All of the newer bells and whistles help support Vermont Creamery’s growing product consistency and portfolio, which has evolved in recent years from a specialty cheese and culinary cream collection to an expanded line of specialty cheeses as well as retail dairy case offerings, Bart says. During the past four years, the company increased its workforce by approximately 50% to meet the demand for its products.

Although its processing facility has grown tremendously, Vermont Creamery still retains its artisan approach to product creation. “We’ve managed to scale for retail growth and expansion without compromising the quality, artisanal taste, human touch, and look that make our product stand out on shelf,” Bart points out. “We’re very careful to optimize our process without taking shortcuts on quality; it’s an important guardrail we have established for ourselves.”

Focused on safety and sustainability

Vermont Creamery pays as much attention to its employee and food safety programs as it does to the processing of its products. On the employee safety side, Bart points to commitment and involvement at all levels when it comes to identifying and mitigating hazards with one of his top priorities being “building a safety culture where everyone understands the importance of the right processes to ensure we keep our people safe.”

And on the food safety side, the company has built “a strong quality and food safety culture” — one that prioritizes food safety and food-safety education for the entire team, as well as gives ownership to everyone.

“I’m proud of the robust food safety and quality programs in place, along with a well-trained and engaged workforce that carries them out,” Bart says. “All of our finished product goes through careful testing prior to release. Key indicators we monitor include first-pass quality and consumer complaints.”

Sustainability is also a major focus within processing operations. As a Certified B Corporation, Vermont Creamery is committed to having a positive impact, explains Eliza Leeper, mission and customer manager. Its four-part Sustainable Business Strategy guides the impact the company has on the environment, communities, employees, and the supply chain.

Pictured is the fresh goat cheese packaging line at Vermont Creamery’s production facility.

“As we have expanded our footprint rapidly, we have made investments in our facilities to reduce our energy, chemical, and water usage,” she says. “With support from Efficiency Vermont, we have switched our lighting over to LED where possible. In 2020, Vermont Creamery switched to 100% renewable energy for all our buildings through Green Mountain Power’s Cow Power program, a program that allows Vermont Creamery to pay a premium for renewable energy created on farms. The farms receive a portion of this premium, increasing the positive impact on our farmers.”

As a Certified B Corporation, Vermont Creamery is committed to having a positive impact.

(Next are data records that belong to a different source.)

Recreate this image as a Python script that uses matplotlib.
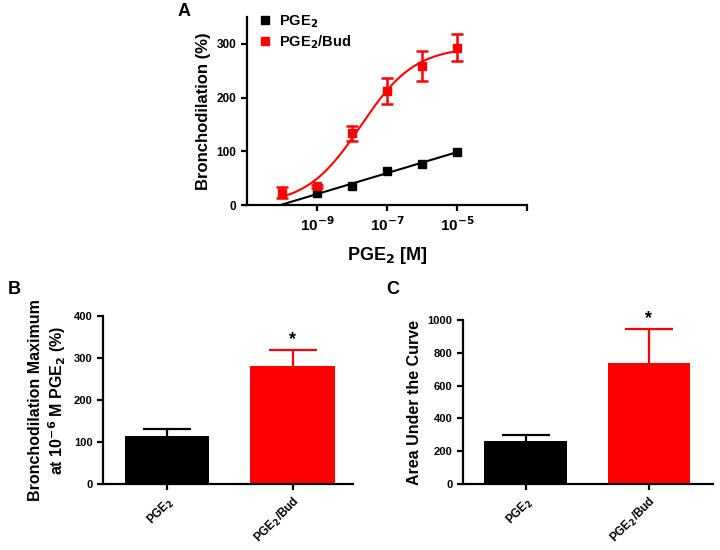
import numpy as np
import matplotlib
matplotlib.use("Agg")
import matplotlib.pyplot as plt
from matplotlib.lines import Line2D

plt.rcParams['font.family'] = ['Liberation Sans', 'DejaVu Sans']
plt.rcParams['font.weight'] = 'bold'
plt.rcParams['axes.labelweight'] = 'bold'
plt.rcParams['mathtext.default'] = 'bf'

# panel A: concentration-response
conc_exp = [-10, -9, -8, -7, -6, -5]
pge2_exp = [-9, -8, -7, -6, -5]
pge2_resp = [22, 36, 64, 77, 99]
bud_resp = [23, 35, 134, 212, 259, 293]
bud_err = [10, 3, 14, 24, 28, 25]

# panels B and C
groups = ['PGE$_2$', 'PGE$_2$/Bud']
max_vals = [115, 282]
max_err = [16, 37]
auc_vals = [260, 736]
auc_err = [42, 211]

RED = '#ff0000'


def fit_4pl(x, y):
    # crude least squares fit of a 4 parameter logistic
    x = np.asarray(x, float)
    y = np.asarray(y, float)
    best = None
    for ec in np.linspace(-11, -4, 281):
        for h in np.linspace(0.2, 2.0, 91):
            s = 1.0 / (1 + 10 ** ((ec - x) * h))
            A = np.column_stack([1 - s, s])
            coef, *_ = np.linalg.lstsq(A, y, rcond=None)
            r = np.sum((A @ coef - y) ** 2)
            if best is None or r < best[0]:
                best = (r, ec, h, coef)
    _, ec, h, (bot, top) = best
    return lambda xx: bot + (top - bot) / (1 + 10 ** ((ec - xx) * h))


def style(ax):
    for s in ['top', 'right']:
        ax.spines[s].set_visible(False)
    for s in ['left', 'bottom']:
        ax.spines[s].set_linewidth(1.6)
    ax.tick_params(width=1.6, length=4, direction='out')


fig = plt.figure(figsize=(7.2, 5.5), dpi=100)

# ---- A ----
axA = fig.add_axes([0.343, 0.627, 0.389, 0.342])
style(axA)
xb = 10.0 ** np.array(pge2_exp)
xr = 10.0 ** np.array(conc_exp)

# black: straight line fit on log scale
k, b = np.polyfit(pge2_exp, pge2_resp, 1)
xl = np.linspace(-b / k, pge2_exp[-1], 100)
axA.plot(10 ** xl, k * xl + b, color='black', lw=1.5)

f = fit_4pl(conc_exp, bud_resp)
xx = np.linspace(conc_exp[0], conc_exp[-1], 300)
axA.plot(10 ** xx, f(xx), color=RED, lw=1.5)

axA.plot(xb, pge2_resp, 's', color='black', ms=6)
axA.errorbar(xr, bud_resp, yerr=bud_err, fmt='s', color=RED, ms=6,
             elinewidth=1.8, capsize=4, capthick=1.8)

axA.set_xscale('log')
axA.set_xlim(1e-11, 1e-3)
axA.set_ylim(0, 350)
axA.set_xticks([1e-9, 1e-7, 1e-5, 1e-3])
axA.set_xticklabels(['10$^{-9}$', '10$^{-7}$', '10$^{-5}$', ''], fontsize=11)
axA.minorticks_off()
axA.set_yticks([0, 100, 200, 300])
axA.tick_params(axis='y', labelsize=8.5)
axA.set_ylabel('Bronchodilation (%)', fontsize=12)
axA.set_xlabel('PGE$_2$ [M]', fontsize=13, labelpad=8)
handles = [Line2D([], [], ls='none', marker='s', ms=6, color='black'),
           Line2D([], [], ls='none', marker='s', ms=6, color=RED)]
axA.legend(handles, ['PGE$_2$', 'PGE$_2$/Bud'], loc='upper left',
           bbox_to_anchor=(-0.01, 1.09), frameon=False, fontsize=10.5,
           handletextpad=0.5, labelspacing=0.25, handlelength=1.0)
fig.text(178 / 720, 1 - 12 / 550, 'A', fontsize=13, fontweight='bold',
         ha='left', va='center')


def bar_panel(rect, vals, errs, ylim, yticks, ylabel, label, lx, xlim):
    ax = fig.add_axes(rect)
    style(ax)
    x = np.arange(len(vals))
    ax.bar(x, vals, width=0.67, color=['black', RED])
    for i in x:
        c = 'black' if i == 0 else RED
        eb = ax.errorbar(x[i], vals[i], yerr=[[0], [errs[i]]], fmt='none',
                         ecolor=c, elinewidth=1.6, capsize=17, capthick=1.6)
        eb[1][0].set_visible(False)
    ax.text(1, vals[1] + errs[1] + ylim * 0.01, '*', ha='center', va='bottom',
            fontsize=13)
    ax.set_xlim(*xlim)
    ax.set_ylim(0, ylim)
    ax.set_yticks(yticks)
    ax.set_xticks(x)
    ax.set_xticklabels(groups, rotation=45, ha='right', rotation_mode='anchor',
                       fontsize=8.5)
    ax.tick_params(axis='y', labelsize=8)
    ax.set_ylabel(ylabel, fontsize=11.5)
    fig.text(lx, 1 - 290 / 550, label, fontsize=13, fontweight='bold',
             ha='left', va='center')
    return ax


bar_panel([0.143, 0.12, 0.347, 0.3055], max_vals, max_err, 400,
          [0, 100, 200, 300, 400],
          'Bronchodilation Maximum\nat 10$^{-6}$ M PGE$_2$ (%)', 'B',
          8 / 720, (-0.51, 1.48))
bar_panel([0.643, 0.12, 0.347, 0.298], auc_vals, auc_err, 1000,
          [0, 200, 400, 600, 800, 1000], 'Area Under the Curve', 'C',
          386 / 720, (-0.51, 1.52))

fig.savefig('out.png', dpi=100)
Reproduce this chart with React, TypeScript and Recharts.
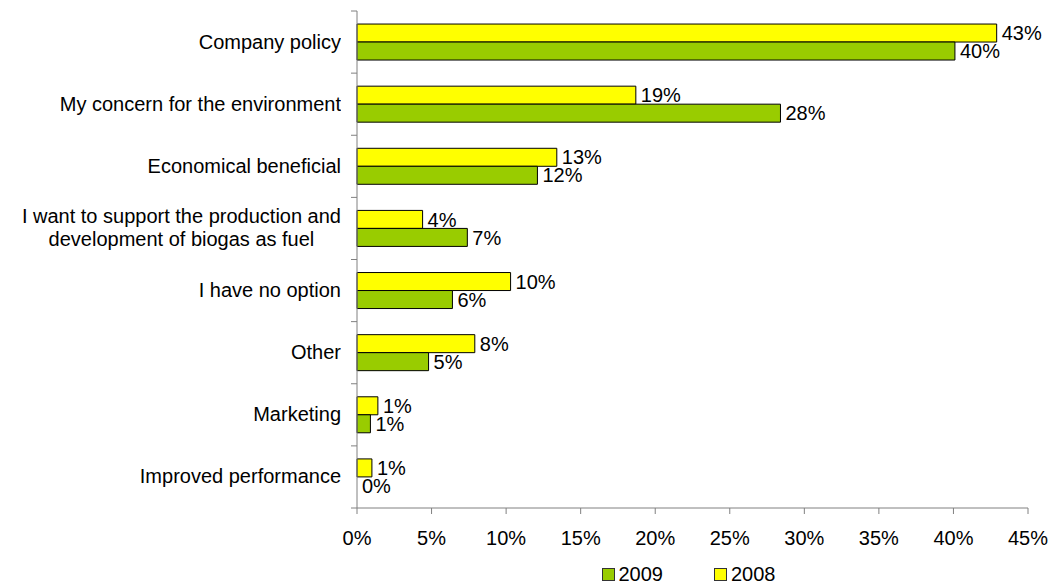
import React from "react";
import { BarChart, Bar, XAxis, YAxis, Legend, LabelList, Rectangle } from "recharts";

const categories = [
  "Company policy",
  "My concern for the environment",
  "Economical beneficial",
  "I want to support the production and\ndevelopment of biogas as fuel",
  "I have no option",
  "Other",
  "Marketing",
  "Improved performance",
];
const values2009 = [40.1, 28.4, 12.1, 7.4, 6.4, 4.8, 0.9, 0];
const values2008 = [42.9, 18.7, 13.4, 4.4, 10.3, 7.9, 1.4, 1.0];
const xTicks = [0, 5, 10, 15, 20, 25, 30, 35, 40, 45];

const FONT = "'Liberation Sans', Arial, sans-serif";
const GREEN = "#99CC00";
const YELLOW = "#FFFF00";
const AXIS = "#808080";

const W = 1052;
const H = 585;
const M = { top: 11, right: 24, left: 0, bottom: 0 };
const X_AXIS_H = 51;
const LEGEND_H = 26;
const Y_AXIS_W = 357;
const TICK_GAP = 16;
// height of one category band, for the tick marks drawn between categories
const BAND = (H - M.top - M.bottom - X_AXIS_H - LEGEND_H) / categories.length;

const data = categories.map((name, i) => ({
  name,
  y2009: values2009[i],
  y2008: values2008[i],
}));

function CategoryTick(props: any) {
  const { x, y, payload, index } = props;
  const lines = String(payload.value).split("\n");
  const ax = x + TICK_GAP;
  const last = index === categories.length - 1;
  return (
    <g>
      <line x1={ax - 6} x2={ax} y1={y - BAND / 2} y2={y - BAND / 2} stroke={AXIS} />
      {last && <line x1={ax - 6} x2={ax} y1={y + BAND / 2} y2={y + BAND / 2} stroke={AXIS} />}
      <foreignObject x={x - 400} y={y - 30} width={400} height={60}>
        <div
          style={{
            width: 400,
            height: 60,
            display: "flex",
            justifyContent: "flex-end",
            alignItems: "center",
            fontFamily: FONT,
            fontSize: 20,
            color: "#000",
          }}
        >
          <div style={{ textAlign: "center", lineHeight: "23px", whiteSpace: "nowrap" }}>
            {lines.map((l, i) => (
              <div key={i}>{l}</div>
            ))}
          </div>
        </div>
      </foreignObject>
    </g>
  );
}

function ValueLabel(props: any) {
  const { x, y, width, height, value } = props;
  const w = Number(width) < 0.5 ? 0 : Number(width);
  return (
    <text
      x={Number(x) + w + 5}
      y={Number(y) + Number(height) / 2}
      dy="0.355em"
      fill="#000"
      fontSize={20}
      fontFamily={FONT}
    >
      {`${Math.round(Number(value))}%`}
    </text>
  );
}

// zero-valued bars keep their label but draw no box
const BarShape = (props: any) =>
  Number(props.width) < 0.5 ? <g /> : <Rectangle {...props} />;

const legendItems = [
  { label: "2009", color: GREEN },
  { label: "2008", color: YELLOW },
];

function ChartLegend() {
  return (
    <div
      style={{
        height: LEGEND_H,
        boxSizing: "border-box",
        paddingTop: 7,
        paddingLeft: Y_AXIS_W - 8,
        paddingRight: M.right,
        display: "flex",
        justifyContent: "center",
        fontFamily: FONT,
        fontSize: 20,
        lineHeight: "16px",
        color: "#000",
      }}
    >
      {legendItems.map((it, i) => (
        <div
          key={it.label}
          style={{ display: "flex", alignItems: "center", height: 16, marginLeft: i ? 51 : 0 }}
        >
          <span
            style={{
              width: 11,
              height: 11,
              background: it.color,
              border: "1px solid #333",
              marginRight: 4,
              display: "inline-block",
            }}
          />
          <span>{it.label}</span>
        </div>
      ))}
    </div>
  );
}

export default function App() {
  return (
    <div style={{ position: "absolute", left: 0, top: 0, background: "#fff" }}>
      <BarChart
        width={W}
        height={H}
        data={data}
        layout="vertical"
        margin={M}
        barGap={0}
        barCategoryGap="21%"
        style={{ fontFamily: FONT }}
      >
        <XAxis
          type="number"
          domain={[0, 45]}
          ticks={xTicks}
          tickFormatter={(v) => `${v}%`}
          interval={0}
          height={X_AXIS_H}
          tickSize={6}
          tickMargin={17}
          axisLine={{ stroke: AXIS }}
          tickLine={{ stroke: AXIS }}
          tick={{ fill: "#000", fontSize: 20, fontFamily: FONT }}
        />
        <YAxis
          type="category"
          dataKey="name"
          width={Y_AXIS_W}
          axisLine={{ stroke: AXIS }}
          tickLine={false}
          tickSize={0}
          tickMargin={TICK_GAP}
          interval={0}
          tick={<CategoryTick />}
        />
        <Legend
          verticalAlign="bottom"
          content={() => <ChartLegend />}
          wrapperStyle={{ left: 0, width: W }}
        />
        <Bar dataKey="y2008" name="2008" fill={YELLOW} stroke="#000" strokeWidth={1} isAnimationActive={false}>
          <LabelList dataKey="y2008" content={<ValueLabel />} />
        </Bar>
        <Bar
          dataKey="y2009"
          name="2009"
          fill={GREEN}
          stroke="#000"
          strokeWidth={1}
          minPointSize={0.01}
          shape={BarShape}
          isAnimationActive={false}
        >
          <LabelList dataKey="y2009" content={<ValueLabel />} />
        </Bar>
      </BarChart>
    </div>
  );
}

More recently, in 2021, Vermont Creamery began a five-year sustainable packaging initiative that aims to remove hard-to-recycle plastics and other packaging, Leeper says, focusing instead on recyclability and compostability for its largest-volume offerings. In addition, the processing facility sends its whey and other byproducts to Goodrich Farms, where it is converted into renewable natural gas via an onsite biodigester managed by Vanguard Renewables.

During Dairy Foods’ visit, Vermont Creamery’s full product line was on display in the dairy processor’s Websterville, Vt., offices.

All of these efforts — and others — align with Vermont Creamery’s mission to be a company that makes “dairy that tastes better because it’s made better.”

“We're on a mission to make products that taste extraordinary, while spending equal energy on ensuring our business makes a positive impact on the world,” the company states on its website. “Our goal here at Vermont Creamery is to use our success to create a positive ‘handprint’ on everyone that our business touches — our employees, customers, farmers, communities, and our friends across the country who enjoy our products as a meaningful and delicious part of their lives.”